To nie będzie tylko zwykłe ligowe spotkanie. Prezesami obydwu klubów są kobiety. Wartą szefuje Izabela Łukomska-Pyżalska, a od poniedziałku Zawiszę prowadzi żona znanego menedżera Anita Osuch. Ta druga zmiana musiała być konieczna, bowiem przepisy PZPN zakazują prowadzenia piłkarskiego klubu licencjonowanym agentom piłkarzy.
- Pani prezes na meczach zawsze siedzi na trybunach obok swojego może i dobrze orientuje się w sprawach piłkarskich. Będzie to z pewnością ciekawy pojedynek - mówi trener gospodarzy Janusz Kubot.
Bydgoszczanie po dwóch wyjazdowych porażkach i remisie z Polonią Bytom chcą wreszcie przełamać fatalną passę i sięgnąć po trzy punkty. - Ostatnie wyniki nie są zadowalające - oświadczył krótko trener Kubot. - Zdawaliśmy sobie jednak sprawę z tego, że taka zadyszka prędzej czy później musi nas dopaść. Na to nałożyły się różne sprawy jak kartki, kontuzje i mecze młodzieżowej reprezentacji Polski.

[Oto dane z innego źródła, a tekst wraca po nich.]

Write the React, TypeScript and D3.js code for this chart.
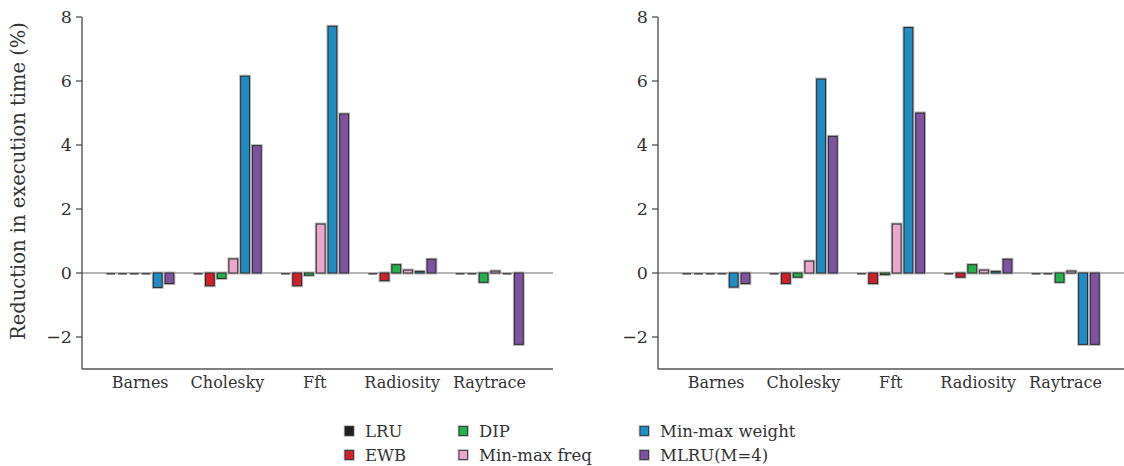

Pewnym zaskoczeniem dla gospodarzy jest niska pozycja Warty w ligowej tabeli. Zwłaszcza jeśli popatrzy się na kadrę poznańskiej drużyny, gdzie roi się od tak znanych napastników jak Piotr Reiss i Krzysztof Gajtkowski. Ich powstrzymaniem zajmie si,ę m. in powracający po pauzie Krzysztof Hrymowicz oraz Michał Ilków-Gołąb. - Gramy u siebie i trzeba to wykorzystać, a Warta gra w kratkę - zauważył Rafał Piętka. - Jesteśmy jednak w optymalnej dyspozycji i sięgniemy po trzy punkty.
Już niedługo bydgoskich piłkarzy przed rozpoczęciem ligowych spotkań do walki może zachęcać nowy utwór specjalnie wybrany w głosowaniu przez kibiców i samych graczy. - Jest kilka ciekawych propozycji. Wszystkie zostaną umieszczone w sondzie na naszej oficjalniej stronie klubowej - poinformował dyrektor Piotr Lizak.